* _Data excerpt_
** START **
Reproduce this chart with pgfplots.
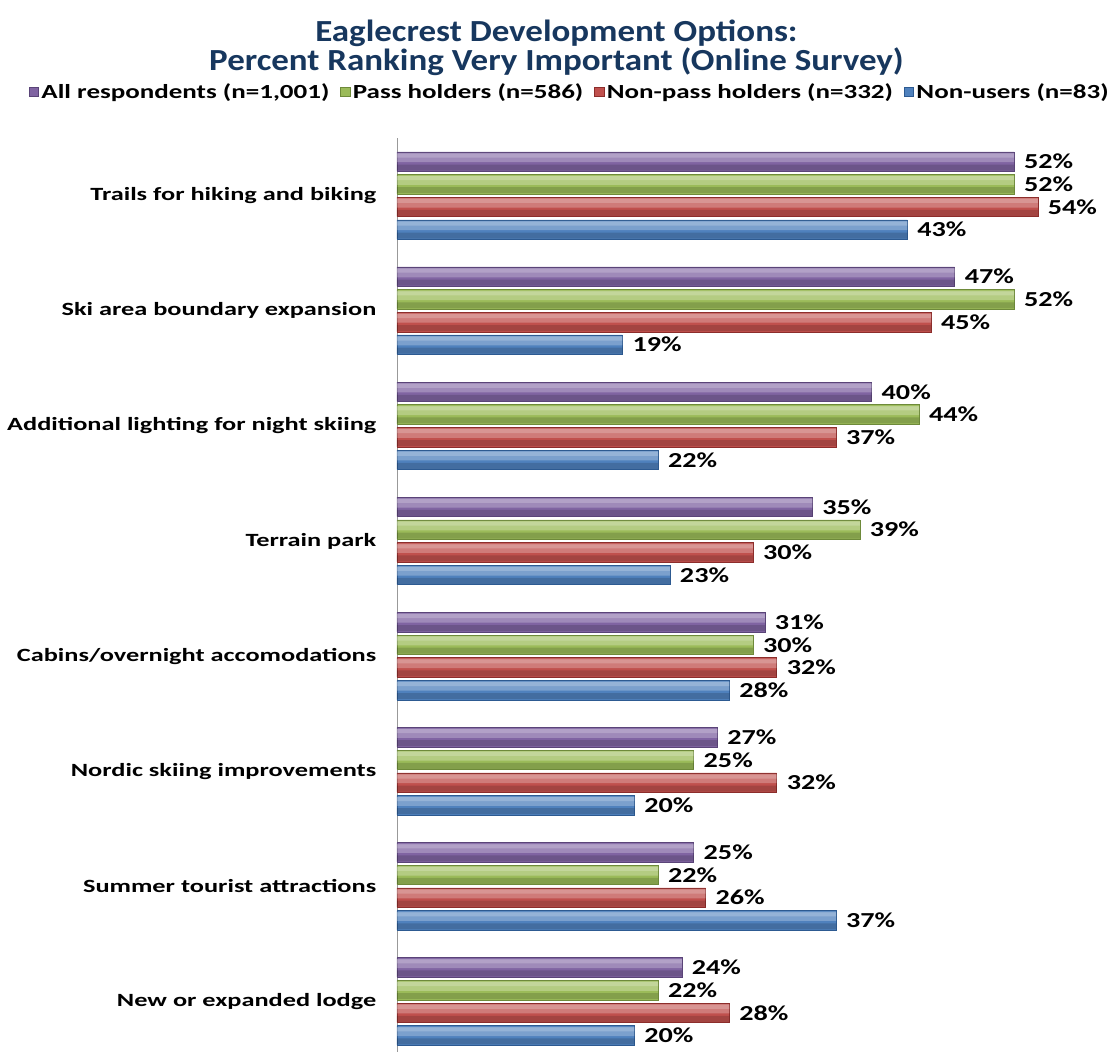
\documentclass[border=0pt]{standalone}
\usepackage{pgfplots}
\pgfplotsset{compat=1.18}
\usepackage{fontspec}
\setmainfont{Carlito}
\newfontfamily\lblfont{Carlito}[FakeStretch=1.41]
\newfontfamily\valfont{Carlito}[FakeStretch=1.32]
\newfontfamily\legfont{Carlito}[FakeStretch=1.35]
\newfontfamily\ttlfont{Carlito}[FakeStretch=1.14]
\definecolor{cPur}{RGB}{128,100,162}
\definecolor{cPurD}{RGB}{90,68,120}
\definecolor{cGre}{RGB}{155,187,89}
\definecolor{cGreD}{RGB}{110,138,58}
\definecolor{cRed}{RGB}{192,80,77}
\definecolor{cRedD}{RGB}{140,45,43}
\definecolor{cBlu}{RGB}{79,129,189}
\definecolor{cBluD}{RGB}{45,90,145}
\definecolor{titleblue}{RGB}{23,55,94}
\pgfplotsset{
  hiA/.style={forget plot, draw=none, fill=white, fill opacity=0.25, bar width=7pt},
  hiB/.style={forget plot, draw=none, fill=white, fill opacity=0.2, bar width=3pt},
  loA/.style={forget plot, draw=none, fill=black, fill opacity=0.15, bar width=4.5pt},
}
\begin{document}
\begin{tikzpicture}
\useasboundingbox (-297.75pt,6pt) rectangle (537pt,794.25pt);
\begin{axis}[
  at={(0,0)}, anchor=south west,
  scale only axis, width=534pt, height=690.75pt,
  xbar, bar width=14.6pt,
  xmin=0, xmax=60, ymin=-0.5, ymax=7.5, y dir=reverse,
  ytick={0,...,7},
  yticklabels={Trails for hiking and biking, Ski area boundary expansion, Additional lighting for night skiing, Terrain park, Cabins/overnight accomodations, Nordic skiing improvements, Summer tourist attractions, New or expanded lodge},
  yticklabel style={font=\lblfont\bfseries\fontsize{14}{16}\selectfont, xshift=-12pt},
  major tick length=0pt,
  axis x line=none, axis y line=left,
  y axis line style={-, draw=gray!80},
  point meta=x,
  /pgf/number format/assume math mode=true,
  nodes near coords style={font=\valfont\bfseries\fontsize{16}{18}\selectfont, anchor=west, xshift=4pt, text=black},
  legend columns=4,
  legend style={at={(0.243,1.05)}, anchor=center, draw=none, fill=none,
    font=\legfont\bfseries\fontsize{15}{17}\selectfont,
    /tikz/every even column/.append style={column sep=6pt}},
  legend image code/.code={\draw[#1] (0pt,-3.6pt) rectangle (7.2pt,3.6pt);},
  clip=false,
]
% All respondents
\addplot[draw=cPurD, fill=cPur, bar shift=25.5pt, nodes near coords={\pgfmathprintnumber{\pgfplotspointmeta}\%}] coordinates {(52,0) (47,1) (40,2) (35,3) (31,4) (27,5) (25,6) (24,7)};
\addplot[hiA, bar shift=28.5pt] coordinates {(52,0) (47,1) (40,2) (35,3) (31,4) (27,5) (25,6) (24,7)};
\addplot[hiB, bar shift=30pt] coordinates {(52,0) (47,1) (40,2) (35,3) (31,4) (27,5) (25,6) (24,7)};
\addplot[loA, bar shift=21pt] coordinates {(52,0) (47,1) (40,2) (35,3) (31,4) (27,5) (25,6) (24,7)};
% Pass holders
\addplot[draw=cGreD, fill=cGre, bar shift=8.5pt, nodes near coords={\pgfmathprintnumber{\pgfplotspointmeta}\%}] coordinates {(52,0) (52,1) (44,2) (39,3) (30,4) (25,5) (22,6) (22,7)};
\addplot[hiA, bar shift=11.5pt] coordinates {(52,0) (52,1) (44,2) (39,3) (30,4) (25,5) (22,6) (22,7)};
\addplot[hiB, bar shift=13pt] coordinates {(52,0) (52,1) (44,2) (39,3) (30,4) (25,5) (22,6) (22,7)};
\addplot[loA, bar shift=4pt] coordinates {(52,0) (52,1) (44,2) (39,3) (30,4) (25,5) (22,6) (22,7)};
% Non-pass holders
\addplot[draw=cRedD, fill=cRed, bar shift=-8.5pt, nodes near coords={\pgfmathprintnumber{\pgfplotspointmeta}\%}] coordinates {(54,0) (45,1) (37,2) (30,3) (32,4) (32,5) (26,6) (28,7)};
\addplot[hiA, bar shift=-5.5pt] coordinates {(54,0) (45,1) (37,2) (30,3) (32,4) (32,5) (26,6) (28,7)};
\addplot[hiB, bar shift=-4pt] coordinates {(54,0) (45,1) (37,2) (30,3) (32,4) (32,5) (26,6) (28,7)};
\addplot[loA, bar shift=-13pt] coordinates {(54,0) (45,1) (37,2) (30,3) (32,4) (32,5) (26,6) (28,7)};
% Non-users
\addplot[draw=cBluD, fill=cBlu, bar shift=-25.5pt, nodes near coords={\pgfmathprintnumber{\pgfplotspointmeta}\%}] coordinates {(43,0) (19,1) (22,2) (23,3) (28,4) (20,5) (37,6) (20,7)};
\addplot[hiA, bar shift=-22.5pt] coordinates {(43,0) (19,1) (22,2) (23,3) (28,4) (20,5) (37,6) (20,7)};
\addplot[hiB, bar shift=-21pt] coordinates {(43,0) (19,1) (22,2) (23,3) (28,4) (20,5) (37,6) (20,7)};
\addplot[loA, bar shift=-30pt] coordinates {(43,0) (19,1) (22,2) (23,3) (28,4) (20,5) (37,6) (20,7)};
\legend{{All respondents (n=1,001)}, {Pass holders (n=586)}, {Non-pass holders (n=332)}, {Non-users (n=83)}}
\node[font=\ttlfont\bfseries\fontsize{23}{22}\selectfont, text=titleblue, align=center] at (axis description cs:0.224,1.098) {Eaglecrest Development Options:\\Percent Ranking Very Important (Online Survey)};
\end{axis}
\end{tikzpicture}
\end{document}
** END **
* _What you have to do_
Take the listing above and print it exactly, apart from the pictures.

* _Result of the task_
Reproduce this chart with pgfplots.
\documentclass[border=0pt]{standalone}
\usepackage{pgfplots}
\pgfplotsset{compat=1.18}
\usepackage{fontspec}
\setmainfont{Carlito}
\newfontfamily\lblfont{Carlito}[FakeStretch=1.41]
\newfontfamily\valfont{Carlito}[FakeStretch=1.32]
\newfontfamily\legfont{Carlito}[FakeStretch=1.35]
\newfontfamily\ttlfont{Carlito}[FakeStretch=1.14]
\definecolor{cPur}{RGB}{128,100,162}
\definecolor{cPurD}{RGB}{90,68,120}
\definecolor{cGre}{RGB}{155,187,89}
\definecolor{cGreD}{RGB}{110,138,58}
\definecolor{cRed}{RGB}{192,80,77}
\definecolor{cRedD}{RGB}{140,45,43}
\definecolor{cBlu}{RGB}{79,129,189}
\definecolor{cBluD}{RGB}{45,90,145}
\definecolor{titleblue}{RGB}{23,55,94}
\pgfplotsset{
  hiA/.style={forget plot, draw=none, fill=white, fill opacity=0.25, bar width=7pt},
  hiB/.style={forget plot, draw=none, fill=white, fill opacity=0.2, bar width=3pt},
  loA/.style={forget plot, draw=none, fill=black, fill opacity=0.15, bar width=4.5pt},
}
\begin{document}
\begin{tikzpicture}
\useasboundingbox (-297.75pt,6pt) rectangle (537pt,794.25pt);
\begin{axis}[
  at={(0,0)}, anchor=south west,
  scale only axis, width=534pt, height=690.75pt,
  xbar, bar width=14.6pt,
  xmin=0, xmax=60, ymin=-0.5, ymax=7.5, y dir=reverse,
  ytick={0,...,7},
  yticklabels={Trails for hiking and biking, Ski area boundary expansion, Additional lighting for night skiing, Terrain park, Cabins/overnight accomodations, Nordic skiing improvements, Summer tourist attractions, New or expanded lodge},
  yticklabel style={font=\lblfont\bfseries\fontsize{14}{16}\selectfont, xshift=-12pt},
  major tick length=0pt,
  axis x line=none, axis y line=left,
  y axis line style={-, draw=gray!80},
  point meta=x,
  /pgf/number format/assume math mode=true,
  nodes near coords style={font=\valfont\bfseries\fontsize{16}{18}\selectfont, anchor=west, xshift=4pt, text=black},
  legend columns=4,
  legend style={at={(0.243,1.05)}, anchor=center, draw=none, fill=none,
    font=\legfont\bfseries\fontsize{15}{17}\selectfont,
    /tikz/every even column/.append style={column sep=6pt}},
  legend image code/.code={\draw[#1] (0pt,-3.6pt) rectangle (7.2pt,3.6pt);},
  clip=false,
]
% All respondents
\addplot[draw=cPurD, fill=cPur, bar shift=25.5pt, nodes near coords={\pgfmathprintnumber{\pgfplotspointmeta}\%}] coordinates {(52,0) (47,1) (40,2) (35,3) (31,4) (27,5) (25,6) (24,7)};
\addplot[hiA, bar shift=28.5pt] coordinates {(52,0) (47,1) (40,2) (35,3) (31,4) (27,5) (25,6) (24,7)};
\addplot[hiB, bar shift=30pt] coordinates {(52,0) (47,1) (40,2) (35,3) (31,4) (27,5) (25,6) (24,7)};
\addplot[loA, bar shift=21pt] coordinates {(52,0) (47,1) (40,2) (35,3) (31,4) (27,5) (25,6) (24,7)};
% Pass holders
\addplot[draw=cGreD, fill=cGre, bar shift=8.5pt, nodes near coords={\pgfmathprintnumber{\pgfplotspointmeta}\%}] coordinates {(52,0) (52,1) (44,2) (39,3) (30,4) (25,5) (22,6) (22,7)};
\addplot[hiA, bar shift=11.5pt] coordinates {(52,0) (52,1) (44,2) (39,3) (30,4) (25,5) (22,6) (22,7)};
\addplot[hiB, bar shift=13pt] coordinates {(52,0) (52,1) (44,2) (39,3) (30,4) (25,5) (22,6) (22,7)};
\addplot[loA, bar shift=4pt] coordinates {(52,0) (52,1) (44,2) (39,3) (30,4) (25,5) (22,6) (22,7)};
% Non-pass holders
\addplot[draw=cRedD, fill=cRed, bar shift=-8.5pt, nodes near coords={\pgfmathprintnumber{\pgfplotspointmeta}\%}] coordinates {(54,0) (45,1) (37,2) (30,3) (32,4) (32,5) (26,6) (28,7)};
\addplot[hiA, bar shift=-5.5pt] coordinates {(54,0) (45,1) (37,2) (30,3) (32,4) (32,5) (26,6) (28,7)};
\addplot[hiB, bar shift=-4pt] coordinates {(54,0) (45,1) (37,2) (30,3) (32,4) (32,5) (26,6) (28,7)};
\addplot[loA, bar shift=-13pt] coordinates {(54,0) (45,1) (37,2) (30,3) (32,4) (32,5) (26,6) (28,7)};
% Non-users
\addplot[draw=cBluD, fill=cBlu, bar shift=-25.5pt, nodes near coords={\pgfmathprintnumber{\pgfplotspointmeta}\%}] coordinates {(43,0) (19,1) (22,2) (23,3) (28,4) (20,5) (37,6) (20,7)};
\addplot[hiA, bar shift=-22.5pt] coordinates {(43,0) (19,1) (22,2) (23,3) (28,4) (20,5) (37,6) (20,7)};
\addplot[hiB, bar shift=-21pt] coordinates {(43,0) (19,1) (22,2) (23,3) (28,4) (20,5) (37,6) (20,7)};
\addplot[loA, bar shift=-30pt] coordinates {(43,0) (19,1) (22,2) (23,3) (28,4) (20,5) (37,6) (20,7)};
\legend{{All respondents (n=1,001)}, {Pass holders (n=586)}, {Non-pass holders (n=332)}, {Non-users (n=83)}}
\node[font=\ttlfont\bfseries\fontsize{23}{22}\selectfont, text=titleblue, align=center] at (axis description cs:0.224,1.098) {Eaglecrest Development Options:\\Percent Ranking Very Important (Online Survey)};
\end{axis}
\end{tikzpicture}
\end{document}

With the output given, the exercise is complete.